→ **WORK TO DO**
Restate all the material verbatim, except for the pictures.

→ **SUPPLIED DATA**
--------------------

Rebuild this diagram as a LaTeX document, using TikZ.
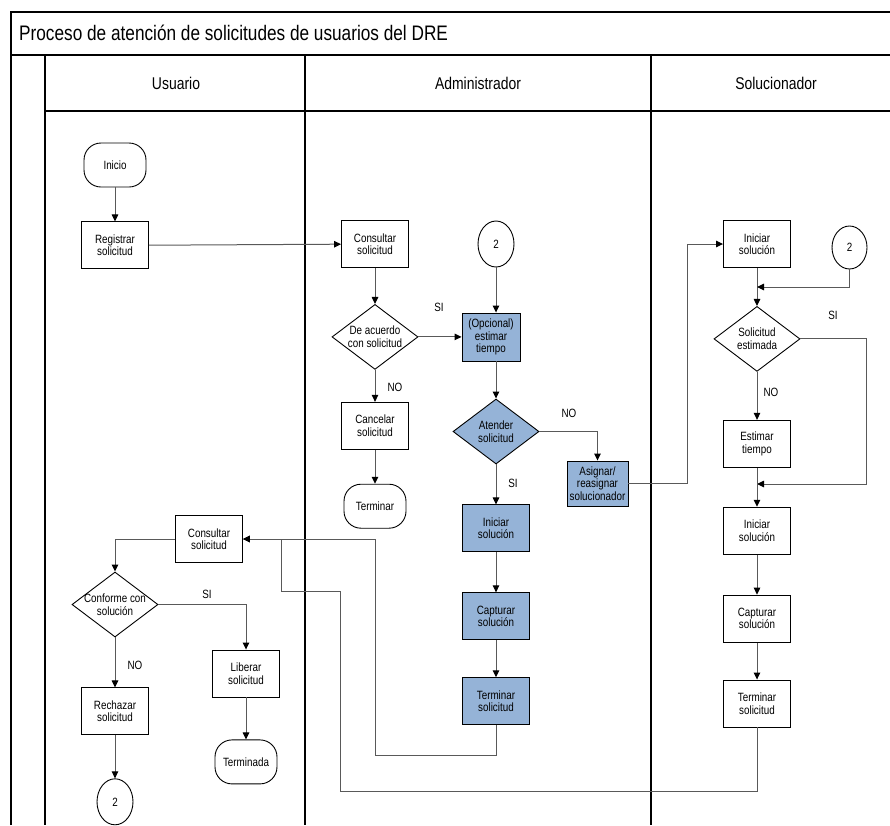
\documentclass[tikz,border=0pt]{standalone}
\usepackage{fontspec}
\setmainfont{Liberation Sans}[FakeStretch=0.82]
\usetikzlibrary{positioning,shapes.geometric,arrows.meta}

\definecolor{procblue}{HTML}{95B3D7}
\newcommand{\procfont}{\fontsize{12}{12.5}\selectfont}
\newcommand{\lanefont}{\fontsize{17}{19}\selectfont}
\newcommand{\ttlfont}{\fontsize{21}{23}\selectfont}

\tikzset{
  proc/.style={draw, line width=0.9pt, fill=white, minimum width=67pt, minimum height=47pt,
    align=center, inner sep=1pt, font=\procfont},
  procb/.style={proc, fill=procblue},
  term/.style={proc, rounded corners=17pt, minimum width=62pt, minimum height=44pt},
  decision/.style={diamond, draw, line width=0.9pt, fill=white, aspect=1.32, inner sep=-3pt,
    minimum width=86pt, minimum height=65pt, align=center, font=\procfont},
  decisionb/.style={decision, fill=procblue},
  conn/.style={ellipse, draw, line width=0.9pt, minimum width=36pt, minimum height=46pt,
    inner sep=0pt, font=\procfont},
  flow/.style={draw=black!65, line width=1pt, -{Triangle[length=7pt,width=6.5pt,color=black]}},
  lane/.style={line width=1.3pt},
  lbl/.style={font=\procfont, inner sep=0pt},
}

\begin{document}
\begin{tikzpicture}[x=1pt,y=-1pt]
\useasboundingbox (0,0) rectangle (890,825);

% swimlanes
\draw[line width=1.2pt] (11,825) -- (11,12) -- (890,12);
\draw[line width=1.6pt] (11,55) -- (890,55);
\draw[line width=1.6pt] (45,111) -- (890,111);
\foreach \lx in {45,305,651}
  \draw[lane] (\lx,55) -- (\lx,825);

\node[anchor=base west, inner sep=0pt, font=\ttlfont] (titulo) at (19,40)
  {Proceso de atención de solicitudes de usuarios del DRE};
\node[anchor=base, font=\lanefont] (hUsuario) at (176,89) {Usuario};
\node[anchor=base, font=\lanefont] (hAdmin) at (478,89) {Administrador};
\node[anchor=base, font=\lanefont] (hSoluc) at (776,89) {Solucionador};

% Usuario
\node[term] (inicio) at (115,165) {Inicio};
\node[proc, below=34pt of inicio] (registrar) {Registrar\\solicitud};
\node[proc] (consultarU) at (209,539) {Consultar\\solicitud};
\node[decision] (conforme) at (115,604.5) {Conforme con\\solución};
\node[proc, below=50pt of conforme] (rechazar) {Rechazar\\solicitud};
\node[conn, below=43pt of rechazar] (dosU) {2};
\node[proc] (liberar) at (246,673.5) {Liberar\\solicitud};
\node[term, below=42pt of liberar] (terminada) {Terminada};

% Administrador
\node[proc] (consultarA) at (375,244) {Consultar\\solicitud};
\node[decision, below=36pt of consultarA] (acuerdo) {De acuerdo\\con solicitud};
\node[proc, below=32pt of acuerdo] (cancelar) {Cancelar\\solicitud};
\node[term, below=34pt of cancelar] (terminar) {Terminar};
\node[conn] (dosA) at (496,244) {2};
\node[procb, minimum width=58pt, minimum height=48pt] (estimarA) at (491,337) {(Opcional)\\estimar\\tiempo};
\node[decisionb] (atender) at (496,431.5) {Atender\\solicitud};
\node[procb, minimum width=61pt, minimum height=45pt] (asignar) at (597.5,483.5) {Asignar/\\reasignar\\solucionador};
\node[procb, below=40pt of atender] (iniciarA) {Iniciar\\solución};
\node[procb, below=40pt of iniciarA] (capturarA) {Capturar\\solución};
\node[procb, below=37pt of capturarA] (terminarA) {Terminar\\solicitud};

% Solucionador
\node[proc] (iniciarS) at (757,244) {Iniciar\\solución};
\node[conn, minimum width=35pt, minimum height=43pt] (dosS) at (849.5,247.5) {2};
\node[decision, below=38pt of iniciarS] (estimada) {Solicitud\\estimada};
\node[proc, below=48pt of estimada] (estimarS) {Estimar\\tiempo};
\node[proc, below=39pt of estimarS] (iniciarS2) {Iniciar\\solución};
\node[proc, below=40pt of iniciarS2] (capturarS) {Capturar\\solución};
\node[proc, below=37pt of capturarS] (terminarS) {Terminar\\solicitud};

% bends
\coordinate (retA) at (375,755);
\coordinate (retB) at (340,791);
\coordinate (retC) at (281,591);
\coordinate (codo) at (687,483.5);
\coordinate (junta) at (757,287);
\coordinate (retS) at (866,484);

% labels
\node[lbl] (siAcuerdo) at (439,307) {SI};
\node[lbl] (noAcuerdo) at (395,387) {NO};
\node[lbl] (noAtender) at (569,413) {NO};
\node[lbl] (siAtender) at (513,483) {SI};
\node[lbl] (siEstimada) at (833,315) {SI};
\node[lbl] (noEstimada) at (771,392) {NO};
\node[lbl] (siConforme) at (207,594) {SI};
\node[lbl] (noConforme) at (135,665) {NO};

% flows
\draw[flow] (inicio) -- (registrar);
\draw[flow] (registrar) -- (consultarA);
\draw[flow] (consultarA) -- (acuerdo);
\draw[flow] (acuerdo.east) -- (acuerdo.east -| estimarA.west);
\draw[flow] (acuerdo) -- (cancelar);
\draw[flow] (cancelar) -- (terminar);
\draw[flow] (dosA) -- (dosA |- estimarA.north);
\draw[flow] (estimarA.south -| atender.north) -- (atender);
\draw[flow] (atender.east) -| (asignar.north);
\draw[flow] (atender) -- (iniciarA);
\draw[flow] (iniciarA) -- (capturarA);
\draw[flow] (capturarA) -- (terminarA);
\draw[flow] (terminarA.south) |- (retA) |- (consultarU.east);

\draw[flow] (asignar.east) -- (codo) |- (iniciarS.west);
\draw[flow] (iniciarS) -- (estimada);
\draw[flow] (dosS.south) |- (junta);
\draw[flow] (estimada) -- (estimarS);
\draw[flow] (estimada.east) -| (retS) -- (retS -| estimarS);
\draw[flow] (estimarS) -- (iniciarS2);
\draw[flow] (iniciarS2) -- (capturarS);
\draw[flow] (capturarS) -- (terminarS);
\draw[flow] (terminarS.south) |- (retB) |- (retC) |- (consultarU.east);

\draw[flow] (consultarU.west) -| (conforme.north);
\draw[flow] (conforme.east) -| (liberar.north);
\draw[flow] (liberar) -- (terminada);
\draw[flow] (conforme) -- (rechazar);
\draw[flow] (rechazar) -- (dosU);
\end{tikzpicture}
\end{document}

--------------------

→ **RIGHT ANSWER**
Rebuild this diagram as a LaTeX document, using TikZ.
\documentclass[tikz,border=0pt]{standalone}
\usepackage{fontspec}
\setmainfont{Liberation Sans}[FakeStretch=0.82]
\usetikzlibrary{positioning,shapes.geometric,arrows.meta}

\definecolor{procblue}{HTML}{95B3D7}
\newcommand{\procfont}{\fontsize{12}{12.5}\selectfont}
\newcommand{\lanefont}{\fontsize{17}{19}\selectfont}
\newcommand{\ttlfont}{\fontsize{21}{23}\selectfont}

\tikzset{
  proc/.style={draw, line width=0.9pt, fill=white, minimum width=67pt, minimum height=47pt,
    align=center, inner sep=1pt, font=\procfont},
  procb/.style={proc, fill=procblue},
  term/.style={proc, rounded corners=17pt, minimum width=62pt, minimum height=44pt},
  decision/.style={diamond, draw, line width=0.9pt, fill=white, aspect=1.32, inner sep=-3pt,
    minimum width=86pt, minimum height=65pt, align=center, font=\procfont},
  decisionb/.style={decision, fill=procblue},
  conn/.style={ellipse, draw, line width=0.9pt, minimum width=36pt, minimum height=46pt,
    inner sep=0pt, font=\procfont},
  flow/.style={draw=black!65, line width=1pt, -{Triangle[length=7pt,width=6.5pt,color=black]}},
  lane/.style={line width=1.3pt},
  lbl/.style={font=\procfont, inner sep=0pt},
}

\begin{document}
\begin{tikzpicture}[x=1pt,y=-1pt]
\useasboundingbox (0,0) rectangle (890,825);

% swimlanes
\draw[line width=1.2pt] (11,825) -- (11,12) -- (890,12);
\draw[line width=1.6pt] (11,55) -- (890,55);
\draw[line width=1.6pt] (45,111) -- (890,111);
\foreach \lx in {45,305,651}
  \draw[lane] (\lx,55) -- (\lx,825);

\node[anchor=base west, inner sep=0pt, font=\ttlfont] (titulo) at (19,40)
  {Proceso de atención de solicitudes de usuarios del DRE};
\node[anchor=base, font=\lanefont] (hUsuario) at (176,89) {Usuario};
\node[anchor=base, font=\lanefont] (hAdmin) at (478,89) {Administrador};
\node[anchor=base, font=\lanefont] (hSoluc) at (776,89) {Solucionador};

% Usuario
\node[term] (inicio) at (115,165) {Inicio};
\node[proc, below=34pt of inicio] (registrar) {Registrar\\solicitud};
\node[proc] (consultarU) at (209,539) {Consultar\\solicitud};
\node[decision] (conforme) at (115,604.5) {Conforme con\\solución};
\node[proc, below=50pt of conforme] (rechazar) {Rechazar\\solicitud};
\node[conn, below=43pt of rechazar] (dosU) {2};
\node[proc] (liberar) at (246,673.5) {Liberar\\solicitud};
\node[term, below=42pt of liberar] (terminada) {Terminada};

% Administrador
\node[proc] (consultarA) at (375,244) {Consultar\\solicitud};
\node[decision, below=36pt of consultarA] (acuerdo) {De acuerdo\\con solicitud};
\node[proc, below=32pt of acuerdo] (cancelar) {Cancelar\\solicitud};
\node[term, below=34pt of cancelar] (terminar) {Terminar};
\node[conn] (dosA) at (496,244) {2};
\node[procb, minimum width=58pt, minimum height=48pt] (estimarA) at (491,337) {(Opcional)\\estimar\\tiempo};
\node[decisionb] (atender) at (496,431.5) {Atender\\solicitud};
\node[procb, minimum width=61pt, minimum height=45pt] (asignar) at (597.5,483.5) {Asignar/\\reasignar\\solucionador};
\node[procb, below=40pt of atender] (iniciarA) {Iniciar\\solución};
\node[procb, below=40pt of iniciarA] (capturarA) {Capturar\\solución};
\node[procb, below=37pt of capturarA] (terminarA) {Terminar\\solicitud};

% Solucionador
\node[proc] (iniciarS) at (757,244) {Iniciar\\solución};
\node[conn, minimum width=35pt, minimum height=43pt] (dosS) at (849.5,247.5) {2};
\node[decision, below=38pt of iniciarS] (estimada) {Solicitud\\estimada};
\node[proc, below=48pt of estimada] (estimarS) {Estimar\\tiempo};
\node[proc, below=39pt of estimarS] (iniciarS2) {Iniciar\\solución};
\node[proc, below=40pt of iniciarS2] (capturarS) {Capturar\\solución};
\node[proc, below=37pt of capturarS] (terminarS) {Terminar\\solicitud};

% bends
\coordinate (retA) at (375,755);
\coordinate (retB) at (340,791);
\coordinate (retC) at (281,591);
\coordinate (codo) at (687,483.5);
\coordinate (junta) at (757,287);
\coordinate (retS) at (866,484);

% labels
\node[lbl] (siAcuerdo) at (439,307) {SI};
\node[lbl] (noAcuerdo) at (395,387) {NO};
\node[lbl] (noAtender) at (569,413) {NO};
\node[lbl] (siAtender) at (513,483) {SI};
\node[lbl] (siEstimada) at (833,315) {SI};
\node[lbl] (noEstimada) at (771,392) {NO};
\node[lbl] (siConforme) at (207,594) {SI};
\node[lbl] (noConforme) at (135,665) {NO};

% flows
\draw[flow] (inicio) -- (registrar);
\draw[flow] (registrar) -- (consultarA);
\draw[flow] (consultarA) -- (acuerdo);
\draw[flow] (acuerdo.east) -- (acuerdo.east -| estimarA.west);
\draw[flow] (acuerdo) -- (cancelar);
\draw[flow] (cancelar) -- (terminar);
\draw[flow] (dosA) -- (dosA |- estimarA.north);
\draw[flow] (estimarA.south -| atender.north) -- (atender);
\draw[flow] (atender.east) -| (asignar.north);
\draw[flow] (atender) -- (iniciarA);
\draw[flow] (iniciarA) -- (capturarA);
\draw[flow] (capturarA) -- (terminarA);
\draw[flow] (terminarA.south) |- (retA) |- (consultarU.east);

\draw[flow] (asignar.east) -- (codo) |- (iniciarS.west);
\draw[flow] (iniciarS) -- (estimada);
\draw[flow] (dosS.south) |- (junta);
\draw[flow] (estimada) -- (estimarS);
\draw[flow] (estimada.east) -| (retS) -- (retS -| estimarS);
\draw[flow] (estimarS) -- (iniciarS2);
\draw[flow] (iniciarS2) -- (capturarS);
\draw[flow] (capturarS) -- (terminarS);
\draw[flow] (terminarS.south) |- (retB) |- (retC) |- (consultarU.east);

\draw[flow] (consultarU.west) -| (conforme.north);
\draw[flow] (conforme.east) -| (liberar.north);
\draw[flow] (liberar) -- (terminada);
\draw[flow] (conforme) -- (rechazar);
\draw[flow] (rechazar) -- (dosU);
\end{tikzpicture}
\end{document}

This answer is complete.